WHAT TO WORK ON:
Restate the listing below word for word, omitting any images.

MATERIAL PROVIDED:
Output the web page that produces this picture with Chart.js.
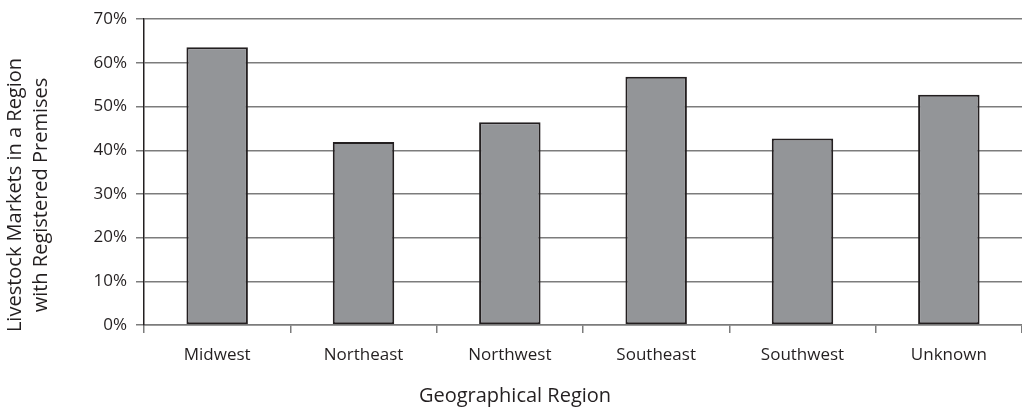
<!DOCTYPE html>
<html>
<head>
<meta charset="utf-8">
<title>Livestock Markets with Registered Premises</title>
<script src="https://cdn.jsdelivr.net/npm/chart.js@4/dist/chart.umd.min.js"></script>
<style>
  html, body { margin: 0; padding: 0; background: #ffffff; }
  #chart { display: block; }
</style>
</head>
<body>
<canvas id="chart" width="1022" height="409"></canvas>
<script>
// Share of livestock markets in each region that have registered premises
const regions = ['Midwest', 'Northeast', 'Northwest', 'Southeast', 'Southwest', 'Unknown'];
const shareRegistered = [0.636, 0.419, 0.464, 0.568, 0.427, 0.527];
const yTickValues = [0, 0.1, 0.2, 0.3, 0.4, 0.5, 0.6, 0.7];
const xAxisTitle = 'Geographical Region';
const yAxisTitle = ['Livestock Markets in a Region', 'with Registered Premises'];

const ink = '#231f20';
const gridGray = '#7c7c7c';
const fontFamily = "'Open Sans', 'DejaVu Sans', sans-serif";

// Axis titles sit centred on the whole figure rather than on the plot area
const axisTitles = {
  id: 'axisTitles',
  afterDraw(chart, args, opts) {
    const ctx = chart.ctx;
    ctx.save();
    ctx.fillStyle = ink;
    ctx.font = opts.size + 'px ' + fontFamily;
    ctx.textAlign = 'center';
    ctx.textBaseline = 'middle';
    ctx.fillText(xAxisTitle, opts.xCenter, opts.xTitleY);
    ctx.translate(opts.yTitleX, opts.yCenter);
    ctx.rotate(-Math.PI / 2);
    yAxisTitle.forEach((line, i) => {
      ctx.fillText(line, 0, i * opts.lineGap);
    });
    ctx.restore();
  }
};

new Chart(document.getElementById('chart'), {
  type: 'bar',
  data: {
    labels: regions,
    datasets: [{
      data: shareRegistered,
      backgroundColor: '#939598',
      borderColor: ink,
      borderWidth: 2,
      borderSkipped: false,
      categoryPercentage: 1,
      barPercentage: 0.42
    }]
  },
  plugins: [axisTitles],
  options: {
    responsive: false,
    animation: false,
    layout: { padding: { top: 17, right: 0, bottom: 0, left: 0 } },
    plugins: {
      legend: { display: false },
      tooltip: { enabled: false },
      axisTitles: {
        size: 20,
        xCenter: 515,
        xTitleY: 396,
        yTitleX: 15,
        yCenter: 195,
        lineGap: 26
      }
    },
    scales: {
      x: {
        grid: {
          offset: true,
          drawOnChartArea: false,
          drawTicks: true,
          tickLength: 8,
          color: gridGray,
          lineWidth: 1.5
        },
        border: { display: true, color: gridGray, width: 1.5 },
        ticks: {
          color: ink,
          padding: 12,
          maxRotation: 0,
          font: { family: fontFamily, size: 17 }
        },
        afterFit: (scale) => { scale.height = 84; }
      },
      y: {
        min: 0,
        max: 0.7,
        afterBuildTicks: (scale) => {
          scale.ticks = yTickValues.map(v => ({ value: v }));
        },
        grid: {
          color: gridGray,
          lineWidth: 1.5,
          drawTicks: true,
          tickLength: 8
        },
        border: { display: true, color: ink, width: 1.5 },
        ticks: {
          color: ink,
          padding: 9,
          font: { family: fontFamily, size: 17 },
          callback: (v) => Math.round(v * 100) + '%'
        },
        afterFit: (scale) => { scale.width = 144; }
      }
    }
  }
});
</script>
</body>
</html>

FULL OUTPUT:
Output the web page that produces this picture with Chart.js.
<!DOCTYPE html>
<html>
<head>
<meta charset="utf-8">
<title>Livestock Markets with Registered Premises</title>
<script src="https://cdn.jsdelivr.net/npm/chart.js@4/dist/chart.umd.min.js"></script>
<style>
  html, body { margin: 0; padding: 0; background: #ffffff; }
  #chart { display: block; }
</style>
</head>
<body>
<canvas id="chart" width="1022" height="409"></canvas>
<script>
// Share of livestock markets in each region that have registered premises
const regions = ['Midwest', 'Northeast', 'Northwest', 'Southeast', 'Southwest', 'Unknown'];
const shareRegistered = [0.636, 0.419, 0.464, 0.568, 0.427, 0.527];
const yTickValues = [0, 0.1, 0.2, 0.3, 0.4, 0.5, 0.6, 0.7];
const xAxisTitle = 'Geographical Region';
const yAxisTitle = ['Livestock Markets in a Region', 'with Registered Premises'];

const ink = '#231f20';
const gridGray = '#7c7c7c';
const fontFamily = "'Open Sans', 'DejaVu Sans', sans-serif";

// Axis titles sit centred on the whole figure rather than on the plot area
const axisTitles = {
  id: 'axisTitles',
  afterDraw(chart, args, opts) {
    const ctx = chart.ctx;
    ctx.save();
    ctx.fillStyle = ink;
    ctx.font = opts.size + 'px ' + fontFamily;
    ctx.textAlign = 'center';
    ctx.textBaseline = 'middle';
    ctx.fillText(xAxisTitle, opts.xCenter, opts.xTitleY);
    ctx.translate(opts.yTitleX, opts.yCenter);
    ctx.rotate(-Math.PI / 2);
    yAxisTitle.forEach((line, i) => {
      ctx.fillText(line, 0, i * opts.lineGap);
    });
    ctx.restore();
  }
};

new Chart(document.getElementById('chart'), {
  type: 'bar',
  data: {
    labels: regions,
    datasets: [{
      data: shareRegistered,
      backgroundColor: '#939598',
      borderColor: ink,
      borderWidth: 2,
      borderSkipped: false,
      categoryPercentage: 1,
      barPercentage: 0.42
    }]
  },
  plugins: [axisTitles],
  options: {
    responsive: false,
    animation: false,
    layout: { padding: { top: 17, right: 0, bottom: 0, left: 0 } },
    plugins: {
      legend: { display: false },
      tooltip: { enabled: false },
      axisTitles: {
        size: 20,
        xCenter: 515,
        xTitleY: 396,
        yTitleX: 15,
        yCenter: 195,
        lineGap: 26
      }
    },
    scales: {
      x: {
        grid: {
          offset: true,
          drawOnChartArea: false,
          drawTicks: true,
          tickLength: 8,
          color: gridGray,
          lineWidth: 1.5
        },
        border: { display: true, color: gridGray, width: 1.5 },
        ticks: {
          color: ink,
          padding: 12,
          maxRotation: 0,
          font: { family: fontFamily, size: 17 }
        },
        afterFit: (scale) => { scale.height = 84; }
      },
      y: {
        min: 0,
        max: 0.7,
        afterBuildTicks: (scale) => {
          scale.ticks = yTickValues.map(v => ({ value: v }));
        },
        grid: {
          color: gridGray,
          lineWidth: 1.5,
          drawTicks: true,
          tickLength: 8
        },
        border: { display: true, color: ink, width: 1.5 },
        ticks: {
          color: ink,
          padding: 9,
          font: { family: fontFamily, size: 17 },
          callback: (v) => Math.round(v * 100) + '%'
        },
        afterFit: (scale) => { scale.width = 144; }
      }
    }
  }
});
</script>
</body>
</html>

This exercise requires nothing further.